After final revisions are made, the budget is officially adopted by the school committee and is submitted to the city to be combined with the overall budget for adoption by the city council.
School-Based Budgets
In Springfield, we believe that the leaders closest to the work should play a major part in determining the spending at their schools. Rather than someone in the “central office” deciding what initiatives are important at each school, the district provides each school with significant allocations across all funding sources that empower them to make school-specific decisions on a portfolio of research-based programs, such as tutoring, counseling, interventions, and wraparound services at their school.
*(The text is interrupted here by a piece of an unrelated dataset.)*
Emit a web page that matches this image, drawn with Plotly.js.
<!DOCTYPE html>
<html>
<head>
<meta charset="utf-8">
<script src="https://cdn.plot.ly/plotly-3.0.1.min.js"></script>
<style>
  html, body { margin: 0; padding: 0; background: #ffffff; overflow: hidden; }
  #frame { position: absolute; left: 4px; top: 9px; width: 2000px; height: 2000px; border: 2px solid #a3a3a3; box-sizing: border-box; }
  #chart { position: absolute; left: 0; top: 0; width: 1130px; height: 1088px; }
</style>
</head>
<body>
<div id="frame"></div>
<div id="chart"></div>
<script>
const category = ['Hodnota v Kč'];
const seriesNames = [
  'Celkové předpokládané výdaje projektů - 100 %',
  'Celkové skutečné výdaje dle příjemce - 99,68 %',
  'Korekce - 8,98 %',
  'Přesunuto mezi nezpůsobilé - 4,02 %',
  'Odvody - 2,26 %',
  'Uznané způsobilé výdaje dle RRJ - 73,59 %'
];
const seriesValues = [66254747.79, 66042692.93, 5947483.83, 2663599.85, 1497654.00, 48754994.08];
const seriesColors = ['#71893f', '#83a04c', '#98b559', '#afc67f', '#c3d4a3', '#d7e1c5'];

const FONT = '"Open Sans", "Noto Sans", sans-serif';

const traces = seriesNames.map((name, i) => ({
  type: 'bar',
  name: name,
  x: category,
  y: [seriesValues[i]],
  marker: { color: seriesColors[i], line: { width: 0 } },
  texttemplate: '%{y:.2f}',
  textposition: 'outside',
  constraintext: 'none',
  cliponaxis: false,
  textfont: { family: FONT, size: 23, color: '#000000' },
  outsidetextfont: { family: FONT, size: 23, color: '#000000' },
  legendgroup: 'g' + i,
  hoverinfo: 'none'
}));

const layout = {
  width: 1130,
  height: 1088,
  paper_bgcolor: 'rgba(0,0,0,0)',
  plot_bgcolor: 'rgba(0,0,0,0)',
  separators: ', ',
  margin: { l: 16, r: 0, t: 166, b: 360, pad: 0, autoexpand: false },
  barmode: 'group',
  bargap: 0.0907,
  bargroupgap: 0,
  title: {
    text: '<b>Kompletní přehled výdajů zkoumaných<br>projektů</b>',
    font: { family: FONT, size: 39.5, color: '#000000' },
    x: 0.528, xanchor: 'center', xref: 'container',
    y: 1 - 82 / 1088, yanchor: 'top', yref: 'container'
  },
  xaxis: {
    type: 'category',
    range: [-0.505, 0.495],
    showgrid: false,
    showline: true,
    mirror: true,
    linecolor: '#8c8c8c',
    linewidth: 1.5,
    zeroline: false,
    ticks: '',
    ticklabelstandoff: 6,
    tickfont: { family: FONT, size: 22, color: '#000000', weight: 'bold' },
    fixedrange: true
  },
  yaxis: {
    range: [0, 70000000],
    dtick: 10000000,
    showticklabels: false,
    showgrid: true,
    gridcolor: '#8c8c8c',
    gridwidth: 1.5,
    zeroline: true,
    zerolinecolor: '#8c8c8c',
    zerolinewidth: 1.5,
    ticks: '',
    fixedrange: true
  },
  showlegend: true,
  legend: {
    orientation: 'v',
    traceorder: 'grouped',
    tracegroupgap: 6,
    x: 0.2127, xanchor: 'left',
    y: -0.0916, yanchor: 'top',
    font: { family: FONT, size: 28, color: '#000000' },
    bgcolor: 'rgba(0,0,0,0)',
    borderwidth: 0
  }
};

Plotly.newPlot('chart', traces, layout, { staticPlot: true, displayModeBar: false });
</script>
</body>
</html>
After meeting with stakeholders, such as parent–teacher organizations and school staff, school leaders allocate funds within their own spending plans (budgets) toward initiatives that they believe are in the best interest of their school. All spending must align with their school improvement plan. A financial analyst and chief school officer coordinate with principals to build individual school spending plans.
Budget Monitoring
After the budget is adopted, it is time to maintain and monitor all accounts. Departments and schools enter orders, which should coincide with the programs and plans in their budget. If plans change or grants are added, expenses may be reclassified or funds transferred between accounts.
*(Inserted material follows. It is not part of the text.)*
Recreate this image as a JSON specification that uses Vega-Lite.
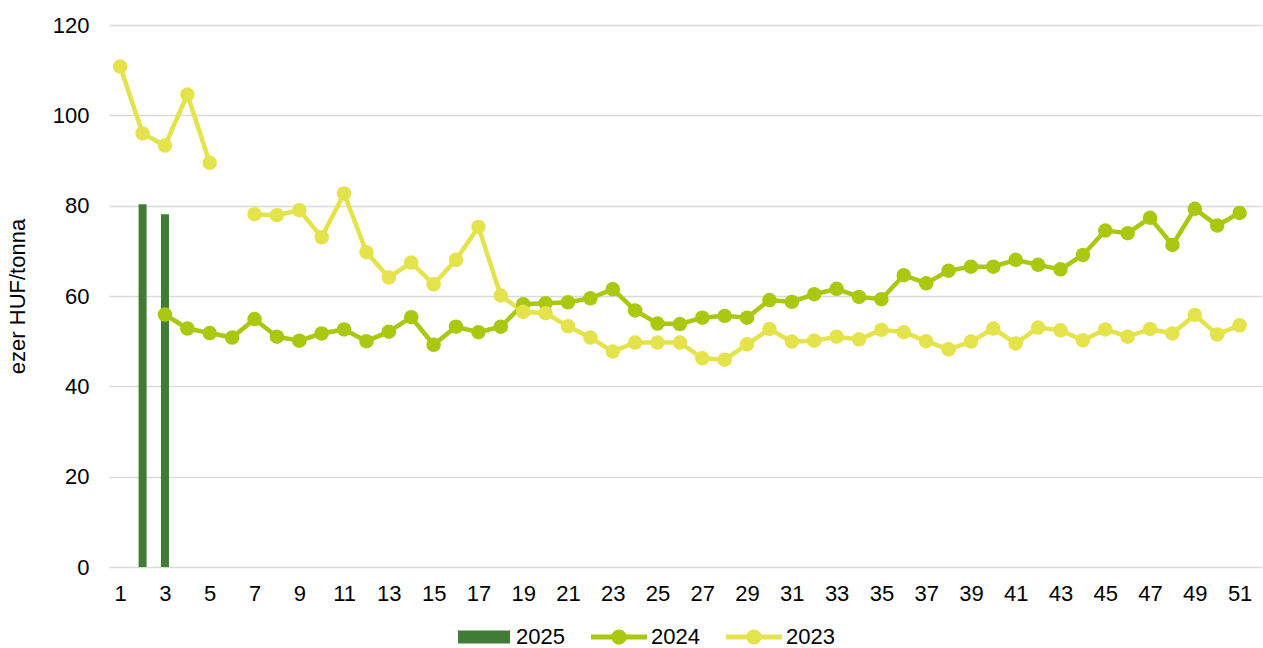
{
  "$schema": "https://vega.github.io/schema/vega-lite/v6.json",
  "width": 1153,
  "height": 542,
  "autosize": {"type": "none"},
  "padding": {"left": 109, "top": 25, "right": 1, "bottom": 81},
  "background": "white",
  "config": {
    "view": {"stroke": null},
    "font": "Liberation Sans",
    "axis": {"labelFont": "Liberation Sans", "titleFont": "Liberation Sans", "labelColor": "#000000", "titleColor": "#000000"},
    "legend": {"labelFont": "Liberation Sans"}
  },
  "data": {
    "values": [
      {"week": 2, "series": "2025", "value": 80.3},
      {"week": 3, "series": "2025", "value": 78.1},
      {"week": 3, "series": "2024", "value": 55.9},
      {"week": 4, "series": "2024", "value": 52.8},
      {"week": 5, "series": "2024", "value": 51.8},
      {"week": 6, "series": "2024", "value": 50.8},
      {"week": 7, "series": "2024", "value": 54.9},
      {"week": 8, "series": "2024", "value": 51.0},
      {"week": 9, "series": "2024", "value": 50.1},
      {"week": 10, "series": "2024", "value": 51.7},
      {"week": 11, "series": "2024", "value": 52.6},
      {"week": 12, "series": "2024", "value": 50.0},
      {"week": 13, "series": "2024", "value": 52.1},
      {"week": 14, "series": "2024", "value": 55.3},
      {"week": 15, "series": "2024", "value": 49.2},
      {"week": 16, "series": "2024", "value": 53.2},
      {"week": 17, "series": "2024", "value": 52.0},
      {"week": 18, "series": "2024", "value": 53.2},
      {"week": 19, "series": "2024", "value": 58.2},
      {"week": 20, "series": "2024", "value": 58.4},
      {"week": 21, "series": "2024", "value": 58.6},
      {"week": 22, "series": "2024", "value": 59.5},
      {"week": 23, "series": "2024", "value": 61.5},
      {"week": 24, "series": "2024", "value": 56.8},
      {"week": 25, "series": "2024", "value": 53.9},
      {"week": 26, "series": "2024", "value": 53.8},
      {"week": 27, "series": "2024", "value": 55.2},
      {"week": 28, "series": "2024", "value": 55.6},
      {"week": 29, "series": "2024", "value": 55.2},
      {"week": 30, "series": "2024", "value": 59.1},
      {"week": 31, "series": "2024", "value": 58.7},
      {"week": 32, "series": "2024", "value": 60.4},
      {"week": 33, "series": "2024", "value": 61.6},
      {"week": 34, "series": "2024", "value": 59.8},
      {"week": 35, "series": "2024", "value": 59.3},
      {"week": 36, "series": "2024", "value": 64.6},
      {"week": 37, "series": "2024", "value": 62.8},
      {"week": 38, "series": "2024", "value": 65.6},
      {"week": 39, "series": "2024", "value": 66.5},
      {"week": 40, "series": "2024", "value": 66.5},
      {"week": 41, "series": "2024", "value": 68.0},
      {"week": 42, "series": "2024", "value": 66.9},
      {"week": 43, "series": "2024", "value": 65.9},
      {"week": 44, "series": "2024", "value": 69.1},
      {"week": 45, "series": "2024", "value": 74.5},
      {"week": 46, "series": "2024", "value": 73.9},
      {"week": 47, "series": "2024", "value": 77.3},
      {"week": 48, "series": "2024", "value": 71.3},
      {"week": 49, "series": "2024", "value": 79.3},
      {"week": 50, "series": "2024", "value": 75.6},
      {"week": 51, "series": "2024", "value": 78.4},
      {"week": 1, "series": "2023", "value": 110.8},
      {"week": 2, "series": "2023", "value": 96.0},
      {"week": 3, "series": "2023", "value": 93.3},
      {"week": 4, "series": "2023", "value": 104.6},
      {"week": 5, "series": "2023", "value": 89.5},
      {"week": 6, "series": "2023", "value": null},
      {"week": 7, "series": "2023", "value": 78.1},
      {"week": 8, "series": "2023", "value": 77.9},
      {"week": 9, "series": "2023", "value": 79.0},
      {"week": 10, "series": "2023", "value": 73.0},
      {"week": 11, "series": "2023", "value": 82.7},
      {"week": 12, "series": "2023", "value": 69.7},
      {"week": 13, "series": "2023", "value": 64.1},
      {"week": 14, "series": "2023", "value": 67.4},
      {"week": 15, "series": "2023", "value": 62.6},
      {"week": 16, "series": "2023", "value": 68.0},
      {"week": 17, "series": "2023", "value": 75.3},
      {"week": 18, "series": "2023", "value": 60.1},
      {"week": 19, "series": "2023", "value": 56.5},
      {"week": 20, "series": "2023", "value": 56.2},
      {"week": 21, "series": "2023", "value": 53.3},
      {"week": 22, "series": "2023", "value": 50.8},
      {"week": 23, "series": "2023", "value": 47.7},
      {"week": 24, "series": "2023", "value": 49.7},
      {"week": 25, "series": "2023", "value": 49.7},
      {"week": 26, "series": "2023", "value": 49.7},
      {"week": 27, "series": "2023", "value": 46.2},
      {"week": 28, "series": "2023", "value": 45.9},
      {"week": 29, "series": "2023", "value": 49.3},
      {"week": 30, "series": "2023", "value": 52.7},
      {"week": 31, "series": "2023", "value": 49.9},
      {"week": 32, "series": "2023", "value": 50.1},
      {"week": 33, "series": "2023", "value": 51.0},
      {"week": 34, "series": "2023", "value": 50.4},
      {"week": 35, "series": "2023", "value": 52.5},
      {"week": 36, "series": "2023", "value": 52.0},
      {"week": 37, "series": "2023", "value": 50.0},
      {"week": 38, "series": "2023", "value": 48.2},
      {"week": 39, "series": "2023", "value": 49.9},
      {"week": 40, "series": "2023", "value": 52.8},
      {"week": 41, "series": "2023", "value": 49.5},
      {"week": 42, "series": "2023", "value": 53.0},
      {"week": 43, "series": "2023", "value": 52.4},
      {"week": 44, "series": "2023", "value": 50.2},
      {"week": 45, "series": "2023", "value": 52.6},
      {"week": 46, "series": "2023", "value": 51.0},
      {"week": 47, "series": "2023", "value": 52.7},
      {"week": 48, "series": "2023", "value": 51.7},
      {"week": 49, "series": "2023", "value": 55.8},
      {"week": 50, "series": "2023", "value": 51.5},
      {"week": 51, "series": "2023", "value": 53.5}
    ]
  },
  "encoding": {
    "x": {
      "field": "week",
      "type": "quantitative",
      "scale": {"domain": [0.5, 52], "nice": false, "zero": false, "padding": 0},
      "axis": {
        "title": null,
        "grid": false,
        "ticks": false,
        "domain": false,
        "values": [1,3,5,7,9,11,13,15,17,19,21,23,25,27,29,31,33,35,37,39,41,43,45,47,49,51],
        "labelFontSize": 22,
        "labelPadding": 16,
        "labelBaseline": "top",
        "labelFlush": false
      }
    },
    "y": {
      "field": "value",
      "type": "quantitative",
      "scale": {"domain": [0, 120], "nice": false, "padding": 0},
      "axis": {
        "title": "ezer HUF/tonna",
        "titleFontSize": 22,
        "titleFontWeight": "normal",
        "titlePadding": 23,
        "values": [0, 20, 40, 60, 80, 100, 120],
        "grid": true,
        "gridColor": "#d9d9d9",
        "gridWidth": 1.5,
        "ticks": false,
        "domain": false,
        "labelFontSize": 22,
        "labelPadding": 20
      }
    },
    "color": {
      "field": "series",
      "type": "nominal",
      "scale": {"domain": ["2025", "2024", "2023"], "range": ["#417c37", "#aac80f", "#e5e34b"]},
      "legend": {
        "title": null,
        "orient": "none",
        "direction": "horizontal",
        "legendX": 347,
        "legendY": 584,
        "padding": 0,
        "labelFontSize": 22,
        "labelColor": "#000000",
        "labelOffset": 4,
        "columnPadding": 26,
        "symbolSize": 3136,
        "encode": {
          "symbols": {
            "update": {
              "shape": {"signal": "datum.value === '2025' ? 'M-0.93,-0.232H0.93V0.232H-0.93Z' : 'M-1,-0.09H1V0.09H-1Z M-0.27,0A0.27,0.27 0 1,1 0.27,0A0.27,0.27 0 1,1 -0.27,0Z'"},
              "fill": {"signal": "scale('color', datum.value)"},
              "stroke": {"value": "transparent"},
              "strokeWidth": {"value": 0},
              "size": {"value": 3136},
              "opacity": {"value": 1},
              "fillOpacity": {"value": 1}
            }
          }
        }
      }
    }
  },
  "layer": [
    {
      "transform": [{"filter": "datum.series === '2025'"}],
      "mark": {"type": "bar", "width": 8}
    },
    {
      "transform": [{"filter": "datum.series !== '2025'"}],
      "mark": {"type": "line", "strokeWidth": 4.5, "invalid": "break-paths-show-domains"}
    },
    {
      "transform": [{"filter": "datum.series !== '2025' && datum.value != null"}],
      "mark": {"type": "point", "filled": true, "shape": "circle", "size": 210, "opacity": 1}
    }
  ]
}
To help keep budgets in line with appropriations, analysts meet with department heads, chief school officers, and principals on a monthly or bimonthly basis to review spending activity. Monthly budget projections are monitored by the chief financial and operations officer and budget director to ensure that any projected deficits or surpluses are addressed appropriately.
These stages in our annual budget development process are designed to guide participants in constructing a budget along with its expenditures in a timely and transparent manner. Every step in this cyclical process is important to the overall budgeting goal.